After winning against whale meat, now for the shark fin trade: Marine geneticist Stephen Palumbi
The marine geneticist talks to Joyee Chan about taking on the Japanese whale meat industry and his next target: the shark-fin trade.
W I grew up in Baltimore, in the US. On my first dive, at the age of 10 - performed with a cheap mask, snorkel and air mattress, which I used to paddle offshore, at Ocean City - I plunged into a swirling school of spiny dogfish sharks and surfaced sputtering and alarmed, having mistaken the gentle animals for an aggressive species. But I was fearless enough to go back for a second glance. At about the same time, I began raising tropical fish at home. By high school, I had filled my family's living room and basement with a dozen tanks and was selling popular species to other aquarists.
As a marine biologist who studies sea urchins, cone snails and lace corals, public health wasn't my arena until EarthTrust and Greenpeace USA co-founder Don White approached me in 1994. He had a hunch that the legal sale of southern minke whale meat in Japan served as a cover for the illicit trade of endangered and potentially toxic species. I volunteered my expertise in molecular forensics to help pinpoint illegal whale species in food, by sequencing DNA in supermarket samples, which all looked like sirloin steaks and were simply labelled as - the generic Japanese term for whale. The problem was that it was illegal to fly samples, even of DNA, to our US-based lab if they proved to be from protected species. We decided to travel to Tokyo, enlist agents to shop for whale meat and turn a hotel room into a makeshift lab, where we extracted and prepared synthetic copies of the DNA to be shipped out lawfully.

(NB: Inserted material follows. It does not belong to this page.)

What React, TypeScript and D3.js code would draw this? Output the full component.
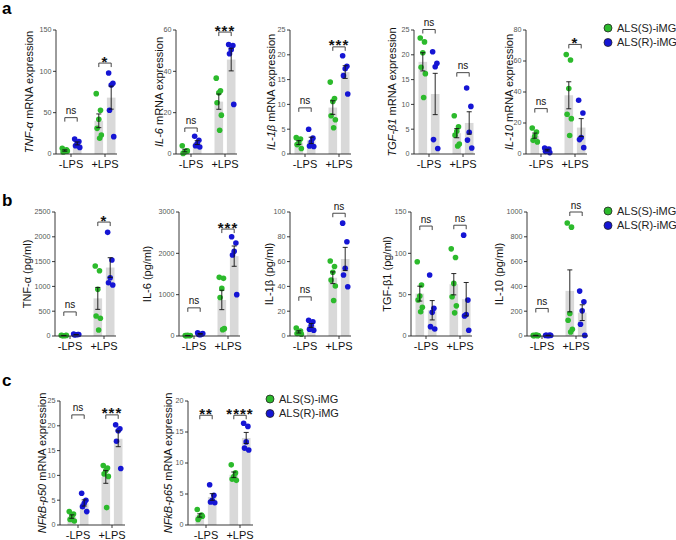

Upon analysis, I was staggered to find less than half of the samples were what they were labelled as. The rest came from illegal-to-hunt species, such as humpbacks and fins, and some weren't even whales - the meat belonged to dolphins and porpoises. The magnitude of the deception was huge.
When we released the report, I expected Japan to scrutinise our allegations as rigorously as academics would, but they denounced us outright for having an agenda and operating on shoddy science. It was my first high-profile research after I had graduated and started teaching. Learning to deal with Japan's repudiation made me a better scientist. I realised I shouldn't shy away from upsetting people, but also learned not to make a conflict bigger than it has to be. I'm more than open to talk if someone challenges my methodology, but not if their problem is that they loathe the hard truth or its consequences. If there's a storm, I've taught my students to retreat to their evidence, which is irrefutable.
When I sent agents shopping for whale meat in Japan a few years later, the test results still returned showing a mélange of species, including dolphin and porpoise. But this time there was something much more sinister: the dolphin and porpoise products were laced with DDT, dioxin and mercury at levels as much as 500 times above World Health Organisation recommendations. It was so contaminated, no pregnant woman should touch it. Whale meat was considered safe to eat because the krill foragers live in the middle of the ocean, but dolphins don't since they are higher on the food chain; they live in more polluted, coastal waters. I remember sitting at my desk, thinking, "Oh my god, this is not only a crisis for ocean conservation but also public health." I wrote a letter to the Japanese Ministry of Health calling for public warnings and an immediate ban on sales of the contaminated products. It was the only time I circumvented the lengthy scientific publishing protocol, because I didn't feel right sitting on this information for a year or two, allowing citizens to be exposed to this danger unwittingly. At first Japan downplayed the findings, but eventually they passed food labelling laws.
Since then, DNA sequencing has become more affordable. For US$100, I can run 250 million sequences now, compared to just 19 sequences 20 years ago. The technological advances have helped me to unravel many mysteries. I discovered that the worldwide population of humpbacks before commercial whaling took off in the 1800s might have been 10 times more abundant than widely accepted. My findings caused uproar among the whaling industry, which counted on the (existing) figures to determine how whale populations were recovering and when hunting could resume. Previous estimates were best guesses based upon 19th-century whaling logs and the assumption we knew every whale every whaling vessel had taken. But that can't possibly be true. While the historians were very careful, researchers should always try to approach the same problem from other perspectives and see if it yields the same results. We blazed a trail by comparing the genetic diversity of past and present whale populations. We know that the larger the population, the more genetically diverse it is. That said, we should shift our focus from the past to the present. The value of whales underwater is higher than their value on your plate. The time for slaughtering whales is over. It's the era for celebrating whales through eco-tourism.